Parce qu’on l’avait décidé avant. Je voulais mettre un terme à l’emballement et aux spéculations. Faire en sorte que ces gens rentrent chez eux et puissent se dire, c’est fini. Alors pourquoi attendre le délai de dix jours ? À mes yeux, cela faisait petite torture supplémentaire, petite vengeance. Il fallait être cohérent.
« Est-ce tout n’était pas joué d’avance ? On s’est battu pour la défense. Au-delà de Nordahl Lelandais, on s’est battu, d’une certaine façon, pour la justice. »
C’était d’ailleurs cohérent avec ce que j’avais plaidé. Je ne voyais pas la justice organiser un nouveau procès, et puis, de toute façon, Nordahl Lelandais n’avait aucune envie de recommencer… Pour lui, un appel, cela voulait dire deux ans encore dans sa maison d’arrêt de Saint-Quentin-Fallavier. Alors que maintenant, avec une peine définitive, sa nouvelle vie carcérale va pouvoir commencer. Il va être transféré en maison centrale et s’installer dans sa détention longue. Pour les victimes, le fait qu’il n’y a pas appel, cela veut dire aussi que c’est fini…
Que ressent-on au lendemain d’un procès pareil ?
La vie reprend son cours.
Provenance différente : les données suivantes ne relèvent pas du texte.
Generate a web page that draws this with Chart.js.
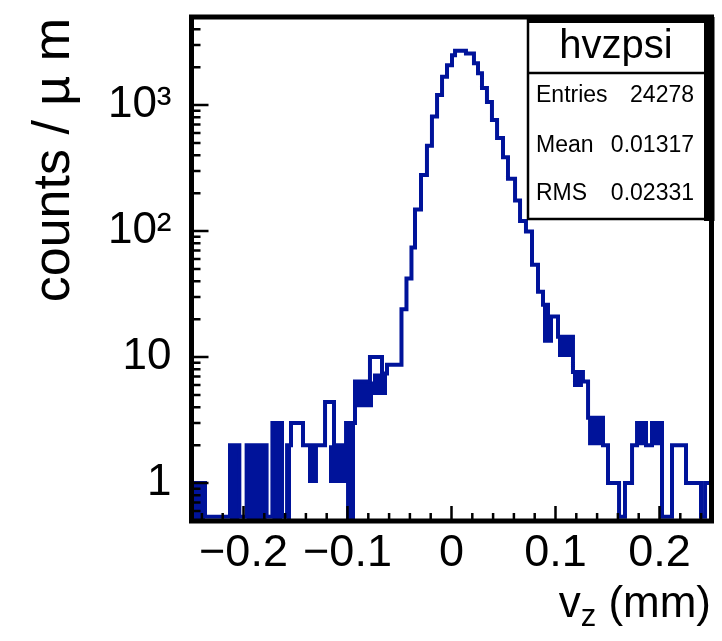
<!DOCTYPE html>
<html>
<head>
<meta charset="utf-8">
<title>hvzpsi</title>
<script src="https://cdn.jsdelivr.net/npm/chart.js@4.4.1/dist/chart.umd.min.js"></script>
<style>
html,body{margin:0;padding:0;background:#ffffff;}
#box{position:relative;width:722px;height:641px;}
canvas{display:block;}
</style>
</head>
<body>
<div id="box"><canvas id="chart" width="722" height="641"></canvas></div>
<script>
// ---------------- data ----------------
// histogram segment edges along v_z (mm)
const binEdges = [
  -0.2500, -0.2370, -0.2130, -0.2040, -0.1970, -0.1778, -0.1722, -0.1630, -0.1581, -0.1543,
  -0.1428, -0.1380, -0.1284, -0.1216, -0.1178, -0.1130, -0.1014, -0.0928, -0.0784, -0.0755,
  -0.0668, -0.0620, -0.0481, -0.0433, -0.0385, -0.0351, -0.0293, -0.0236, -0.0188, -0.0139,
  -0.0091, -0.0043,  0.0005,  0.0034,  0.0139,  0.0216,  0.0255,  0.0293,  0.0341,  0.0389,
   0.0438,  0.0495,  0.0543,  0.0611,  0.0659,  0.0716,  0.0774,  0.0832,  0.0880,  0.0928,
   0.0976,  0.1024,  0.1168,  0.1264,  0.1313,  0.1457,  0.1505,  0.1611,  0.1668,  0.1736,
   0.1784,  0.1870,  0.1928,  0.2024,  0.2120,  0.2255,  0.2399,  0.2438,  0.2500
];
// counts / um in each segment (outline of the histogram)
const counts = [
  1, 0, 2, 0, 2, 0, 3, 0, 2, 3,
  2, 2, 2, 4.4, 4.4, 2, 3, 6.4, 10, 10,
  7.4, 8.7, 24, 42, 74, 148, 278, 475, 810, 1200,
  1680, 2070, 2490, 2700, 2570, 2150, 1790, 1365, 1056, 760,
  547, 386, 260, 175, 120, 99, 54, 33, 26, 21,
  21, 14.5, 7.6, 6.4, 3.3, 2, 1, 0, 1, 2,
  3, 2, 3, 0, 2, 1, 0, 1
];
// where fine bins alternate quickly the outline looks solid: lower / upper level of that band
const bandLow = [
  0, null, 0, null, 0, null, 0, null, 0, null,
  null, 1, null, null, 1, 1, 0, 4, 4, 5,
  5, null, null, null, null, null, null, null, null, null,
  null, null, null, null, null, null, null, null, null, null,
  null, null, null, null, null, null, null, null, 13, 13,
  null, 10, 5.8, null, 2, null, null, null, null, null,
  2, null, 2, null, null, null, null, null
];
const bandHigh = [
  1, null, 2, null, 2, null, 3, null, 2, null,
  null, 2, null, null, 2, 2, 3, 6.4, 6.4, 7.4,
  7.4, null, null, null, null, null, null, null, null, null,
  null, null, null, null, null, null, null, null, null, null,
  null, null, null, null, null, null, null, null, 26, 21,
  null, 14.5, 7.6, null, 3.3, null, null, null, null, null,
  3, null, 3, null, null, null, null, null
];
const xTickValues = [-0.2, -0.1, 0, 0.1, 0.2];
const xTickLabels = ['\u22120.2', '\u22120.1', '0', '0.1', '0.2'];
const yTickValues = [1, 10, 100, 1000];
const yTickLabels = ['1', '10', '10\u00B2', '10\u00B3'];
const statsName = 'hvzpsi';
const statsLabels = ['Entries', 'Mean', 'RMS'];
const statsValues = ['24278', '0.01317', '0.02331'];
const yTitle = 'counts / \u00B5 m';
const xTitleMain = 'v';
const xTitleSub = 'z';
const xTitleUnit = ' (mm)';

// ---------------- drawing ----------------
const X_MIN = -0.25, X_MAX = 0.25, Y_MIN = 0.5, Y_MAX = 5000;
const ZERO_LEVEL = 0.54;           // empty bins are drawn at the bottom of the frame
const BLUE = '#00139a';
const FONT = "'Liberation Sans', Arial, Helvetica, sans-serif";

function lineLevel(c) { return c > 0 ? c : ZERO_LEVEL; }
function bandLevel(c) { return c > 0 ? c : Y_MIN; }
function steps(vals, mapFn) {
  const pts = vals.map((v, i) => ({ x: binEdges[i], y: mapFn(v) }));
  pts.push({ x: binEdges[binEdges.length - 1], y: mapFn(vals[vals.length - 1]) });
  return pts;
}
const bandTopVals = bandHigh.map(v => v === null ? Y_MIN : v);
const bandBotVals = bandLow.map((v, i) => bandHigh[i] === null ? Y_MIN : v);

const rootDecor = {
  id: 'rootDecor',
  afterDraw(chart) {
    const ctx = chart.ctx, a = chart.chartArea, xs = chart.scales.x, ys = chart.scales.y;
    ctx.save();
    ctx.strokeStyle = '#000';
    ctx.lineCap = 'butt';
    // x ticks (inside the frame)
    ctx.lineWidth = 2.5;
    ctx.beginPath();
    for (let i = -12; i <= 12; i++) {
      const px = xs.getPixelForValue(i * 0.02);
      const len = (i % 5 === 0) ? 15 : 8;
      ctx.moveTo(px, a.bottom); ctx.lineTo(px, a.bottom - len);
    }
    // y ticks
    [0.1, 1, 10, 100, 1000].forEach(d => {
      for (let k = 1; k <= 9; k++) {
        const v = d * k;
        if (v < Y_MIN || v > Y_MAX) continue;
        const py = ys.getPixelForValue(v);
        const len = k === 1 ? 17 : 9;
        ctx.moveTo(a.left, py); ctx.lineTo(a.left + len, py);
      }
    });
    ctx.stroke();
    // frame
    ctx.lineWidth = 5;
    ctx.strokeRect(a.left, a.top, a.right - a.left, a.bottom - a.top);

    // stats box
    const bx0 = 528, bx1 = 704, by0 = a.top + 2, by1 = 219, sep = 73;
    ctx.fillStyle = '#000';
    ctx.fillRect(bx1, a.top, a.right + 3 - bx1, by1 + 2 - a.top);
    ctx.fillRect(bx0 - 1, a.top - 2, a.right + 3 - bx0, 8);
    ctx.fillStyle = '#fff';
    ctx.fillRect(bx0, by0 + 4, bx1 - bx0, by1 - by0 - 4);
    ctx.lineWidth = 2.5;
    ctx.beginPath();
    ctx.moveTo(bx0, by0); ctx.lineTo(bx0, by1); ctx.lineTo(bx1, by1);
    ctx.moveTo(bx0, sep); ctx.lineTo(bx1, sep);
    ctx.stroke();
    ctx.fillStyle = '#000';
    ctx.font = '40px ' + FONT;
    ctx.textAlign = 'center'; ctx.textBaseline = 'alphabetic';
    ctx.fillText(statsName, (bx0 + bx1) / 2, 58);
    ctx.font = '23px ' + FONT;
    const rowBase = [102, 152, 200];
    statsLabels.forEach((lab, i) => {
      ctx.textAlign = 'left'; ctx.fillText(lab, bx0 + 8, rowBase[i]);
      ctx.textAlign = 'right'; ctx.fillText(statsValues[i], bx1 - 10, rowBase[i]);
    });

    // y axis title (rotated)
    ctx.save();
    ctx.translate(69, a.top + 1);
    ctx.rotate(-Math.PI / 2);
    ctx.font = '52px ' + FONT;
    ctx.textAlign = 'right'; ctx.textBaseline = 'alphabetic';
    ctx.fillText(yTitle, 0, 0);
    ctx.restore();

    // x axis title with subscript
    ctx.font = '44px ' + FONT;
    const wMain = ctx.measureText(xTitleMain).width;
    const wUnit = ctx.measureText(xTitleUnit).width;
    ctx.font = '31px ' + FONT;
    const wSub = ctx.measureText(xTitleSub).width;
    const xEnd = 711, base = 617;
    let xs0 = xEnd - wUnit - wSub - wMain;
    ctx.textAlign = 'left';
    ctx.font = '44px ' + FONT; ctx.fillText(xTitleMain, xs0, base);
    ctx.font = '31px ' + FONT; ctx.fillText(xTitleSub, xs0 + wMain, base + 9);
    ctx.font = '44px ' + FONT; ctx.fillText(xTitleUnit, xs0 + wMain + wSub, base);
    ctx.restore();
  }
};

new Chart(document.getElementById('chart'), {
  type: 'line',
  data: {
    datasets: [
      {
        label: 'hvzpsi',
        data: steps(counts, lineLevel),
        stepped: 'before',
        borderColor: BLUE,
        borderWidth: 4,
        borderJoinStyle: 'miter',
        pointRadius: 0,
        fill: false
      },
      {
        label: 'bandTop',
        data: steps(bandTopVals, bandLevel),
        stepped: 'before',
        borderWidth: 0,
        borderColor: 'rgba(0,0,0,0)',
        pointRadius: 0,
        fill: false
      },
      {
        label: 'bandBottom',
        data: steps(bandBotVals, bandLevel),
        stepped: 'before',
        borderWidth: 0,
        borderColor: 'rgba(0,0,0,0)',
        backgroundColor: BLUE,
        pointRadius: 0,
        fill: '-1'
      }
    ]
  },
  options: {
    responsive: false,
    animation: false,
    events: [],
    layout: { padding: { left: 0, right: 10.5, top: 17, bottom: 0 } },
    plugins: { legend: { display: false }, tooltip: { enabled: false }, title: { display: false } },
    scales: {
      x: {
        type: 'linear', min: X_MIN, max: X_MAX,
        grid: { display: false, drawTicks: false },
        border: { display: false },
        afterBuildTicks: s => { s.ticks = xTickValues.map(v => ({ value: v })); },
        afterFit: s => { s.height = 120; s.paddingLeft = 0; s.paddingRight = 0; },
        ticks: {
          autoSkip: false, maxRotation: 0, padding: 6, color: '#000',
          font: { family: FONT, size: 45 },
          callback: (v) => { const i = xTickValues.findIndex(t => Math.abs(t - v) < 1e-9); return i >= 0 ? xTickLabels[i] : ''; }
        }
      },
      y: {
        type: 'logarithmic', min: Y_MIN, max: Y_MAX,
        grid: { display: false, drawTicks: false },
        border: { display: false },
        afterBuildTicks: s => { s.ticks = yTickValues.map(v => ({ value: v })); },
        afterFit: s => { s.width = 191.5; s.paddingTop = 0; s.paddingBottom = 0; },
        ticks: {
          autoSkip: false, padding: 20, color: '#000',
          font: { family: FONT, size: 44 },
          callback: (v) => { const i = yTickValues.findIndex(t => Math.abs(t - v) < 1e-9 * t); return i >= 0 ? yTickLabels[i] : ''; }
        }
      }
    }
  },
  plugins: [rootDecor]
});
</script>
</body>
</html>
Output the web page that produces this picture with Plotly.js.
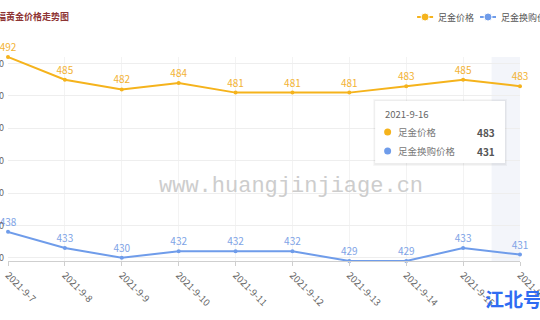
<!DOCTYPE html>
<html>
<head>
<meta charset="utf-8">
<script src="https://cdn.plot.ly/plotly-3.0.1.min.js"></script>
<style>html,body{margin:0;padding:0;background:#fff;}#chart{width:540px;height:320px;}</style>
</head>
<body>
<div id="chart"></div>
<script>
const dates = ["2021-9-7","2021-9-8","2021-9-9","2021-9-10","2021-9-11","2021-9-12","2021-9-13","2021-9-14","2021-9-15","2021-9-16"];
const goldPrice = [492,485,482,484,481,481,481,483,485,483];
const exchangePrice = [438,433,430,432,432,432,429,429,433,431];
const seriesNames = ["足金价格","足金换购价格"];
const yTicks = [430,440,450,460,470,480,490];
const hoverIndex = 9;

const orange = "#f5b31c";
const blue = "#6f9cea";
const W = 540, H = 320;
const m = {l: 7.5, r: 20, t: 57, b: 59};
const pw = W - m.l - m.r, ph = H - m.t - m.b;
const px = x => (x - m.l) / pw;
const py = y => (H - m.b - y) / ph;

const traces = [
  {x: dates, y: goldPrice, name: seriesNames[0], type: "scatter", mode: "lines+markers+text",
   line: {color: orange, width: 2}, marker: {color: orange, size: 4},
   text: goldPrice.map(String), textposition: "top center",
   textfont: {color: "#f2b233", size: 10, family: "Noto Sans CJK SC, sans-serif"}, cliponaxis: false, hoverinfo: "none"},
  {x: dates, y: exchangePrice, name: seriesNames[1], type: "scatter", mode: "lines+markers+text",
   line: {color: blue, width: 2}, marker: {color: blue, size: 4},
   text: exchangePrice.map(String), textposition: "top center",
   textfont: {color: "#7ea3e6", size: 10, family: "Noto Sans CJK SC, sans-serif"}, cliponaxis: false, hoverinfo: "none"}
];

const font = "Noto Sans CJK SC, sans-serif";
const shapes = [
  {type: "rect", xref: "x", yref: "paper", x0: hoverIndex - 0.5, x1: hoverIndex + 0.5, y0: 0, y1: 1,
   fillcolor: "#f3f5fa", line: {width: 0}, layer: "below"},
  {type: "rect", xref: "paper", yref: "paper", x0: px(373), x1: px(507), y0: py(166), y1: py(99),
   fillcolor: "rgba(0,0,0,0.035)", line: {width: 0}, layer: "above"},
  {type: "rect", xref: "paper", yref: "paper", x0: px(374), x1: px(506), y0: py(165), y1: py(100),
   fillcolor: "rgba(0,0,0,0.035)", line: {width: 0}, layer: "above"},
  {type: "rect", xref: "paper", yref: "paper", x0: px(375), x1: px(505), y0: py(163), y1: py(101),
   fillcolor: "#ffffff", line: {width: 0}, layer: "above"},
  {type: "circle", xref: "paper", yref: "paper", x0: px(384), x1: px(391), y0: py(135.5), y1: py(128.5),
   fillcolor: orange, line: {width: 0}, layer: "above"},
  {type: "circle", xref: "paper", yref: "paper", x0: px(384), x1: px(391), y0: py(154.5), y1: py(147.5),
   fillcolor: blue, line: {width: 0}, layer: "above"},
  {type: "line", xref: "paper", yref: "paper", x0: px(417), x1: px(433), y0: py(17), y1: py(17),
   line: {color: orange, width: 2}},
  {type: "circle", xref: "paper", yref: "paper", x0: px(421), x1: px(429), y0: py(21), y1: py(13),
   fillcolor: orange, line: {color: "#fff", width: 1}},
  {type: "line", xref: "paper", yref: "paper", x0: px(480), x1: px(496), y0: py(17), y1: py(17),
   line: {color: blue, width: 2}},
  {type: "circle", xref: "paper", yref: "paper", x0: px(484), x1: px(492), y0: py(21), y1: py(13),
   fillcolor: blue, line: {color: "#fff", width: 1}}
];

const ann = (x, y, text, opts) => Object.assign({xref: "paper", yref: "paper", x: px(x), y: py(y),
  text: text, showarrow: false, xanchor: "left", yanchor: "middle", font: {family: font, size: 9, color: "#555"}}, opts || {});

const annotations = [
  ann(-15, 16, "<b>大福黄金价格走势图</b>", {font: {family: font, size: 9, color: "#8e3434"}}),
  ann(436, 17, seriesNames[0], {font: {family: font, size: 9, color: "#555"}}),
  ann(499, 17, seriesNames[1], {font: {family: font, size: 9, color: "#555"}}),
  ann(291, 186, "www.huangjinjiage.cn", {xanchor: "center", font: {family: "Liberation Mono, monospace", size: 22, color: "#cdcdcd"}}),
  ann(383, 114, dates[hoverIndex], {font: {family: font, size: 9.5, color: "#666"}}),
  ann(396, 132, seriesNames[0], {font: {family: font, size: 9.5, color: "#777"}}),
  ann(396, 151, seriesNames[1], {font: {family: font, size: 9.5, color: "#777"}}),
  ann(497, 132, "<b>" + goldPrice[hoverIndex] + "</b>", {xanchor: "right", font: {family: font, size: 10, color: "#555"}}),
  ann(497, 151, "<b>" + exchangePrice[hoverIndex] + "</b>", {xanchor: "right", font: {family: font, size: 10, color: "#555"}}),
  ann(513, 298, "<b>江北号</b>", {xanchor: "center", font: {family: font, size: 19, color: "#2f6cf2"}})
];

const layout = {
  width: W, height: H, margin: m, showlegend: false,
  paper_bgcolor: "#fff", plot_bgcolor: "rgba(0,0,0,0)",
  xaxis: {type: "category", range: [0, dates.length - 1], showgrid: true, gridcolor: "#f3f3f3",
    showline: true, linecolor: "#cfcfcf", linewidth: 1, ticks: "outside", ticklen: 4, tickcolor: "#cfcfcf",
    tickangle: 45, tickfont: {family: font, size: 9.5, color: "#666"}, zeroline: false, fixedrange: true},
  yaxis: {range: [429, 492], tickvals: yTicks, showgrid: true, gridcolor: "#eeeeee", zeroline: false,
    showline: false, ticks: "", ticklabelstandoff: 3, tickfont: {family: font, size: 9, color: "#666"}, automargin: false},
  shapes: shapes, annotations: annotations, hovermode: false
};

Plotly.newPlot("chart", traces, layout, {displayModeBar: false, staticPlot: true});
</script>
</body>
</html>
Cela a marqué quand même ! Mes deux jeunes collaborateurs, Mathieu Moutous et Valentine Pariat, ont été très marqués eux aussi. Il y a eu des larmes, oui. C’est bien que ça sorte. C’est le métier qui rentre, je suis content de transmettre. Au bout du compte, on se demande à quoi on a servi, est ce que ça a été utile, tout ce travail… Est-ce tout n’était pas joué d’avance ? On s’est battu pour la défense. Au-delà de Nordahl Lelandais, on s’est battu, d’une certaine façon, pour la justice.